What’s wrong with detergent brands these days?
My daily job enables a lot of YouTube watching (don’t get me wrong, I’m not just interested in fails compilation although I admit it’s a guilty pleasure). More seriously, I’m exposed to a lot of pre-roll advertising and I’m weird enough to watch the whole thing most of the time.
I’m also the type who thinks that a pre-roll ad is 99% of the time inadequate or uninteresting. That said, I have to confess that last week something quite shocking stood out of the rest. Honestly, I thought this was marking the beginning of the end for the detergent category.
First and foremost, with all the advanced targeting and retargeting possibilities that we have now, how come I’ve been served all those detergent ads?

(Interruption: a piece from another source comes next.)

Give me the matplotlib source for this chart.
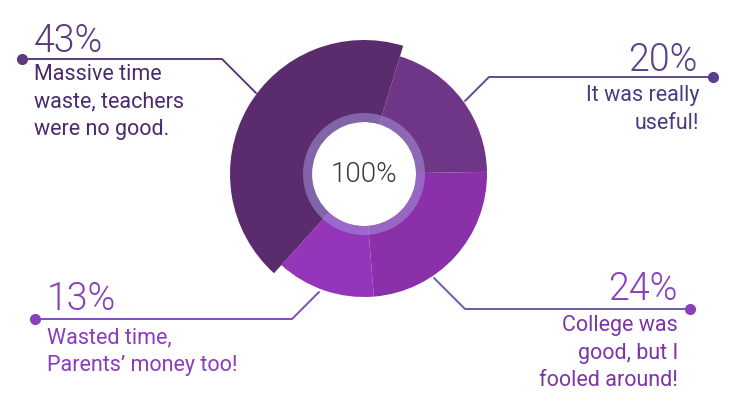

That’s the first anomaly. I reassure you that the latter is just a technicality versus THE personal core issue.
The two rare specimens (see below) that completely blew my mind are suggesting a story that appears to be simply senseless. Moreover, I do think the way these brands talk to people brings us back to the post Second World War era in which housewives were the only targets and functionality the only proposition. Let’s hope that people have evolved since then and therefore they won’t believe a fifth of all the bollocks that we’re pushing them. At the end, I just feel really embarrassed to work in advertising when I realize everyday YouTube users are exposed to this.
Brand owners need to consider pushing their creative borders and invest in long-term brand building efforts. In fact, it’s not even an option if they want to grow their business and survive. There’s evidence and research establishing a link between creativity and profitability (read Les Binet and Peter Field stuff to get a better understanding). The ownership of creativity as a business tool becomes even more urgent in FMCG where all brands can be potentially replaced depending on the physical availability of the product. As Byron Sharp pictures it, branding is exceptionally simple even though we enjoy complicating our lives as marketer:
Making the brand easy to buy – by maximising it’s physically availability and creating an attractive and memorable set of distinctive brand assets; sensory and semantic cues such as colours, packaging, logo, design, taglines and celebrity endorsements that make the brand easy to like, memorise and recall.
That specific bit, "creating an attractive and memorable set of distinctive brand assets”, remains where creativity chimes in. And yes, it’s the polar opposite of the hard selling techniques used in the spots above. Horrible.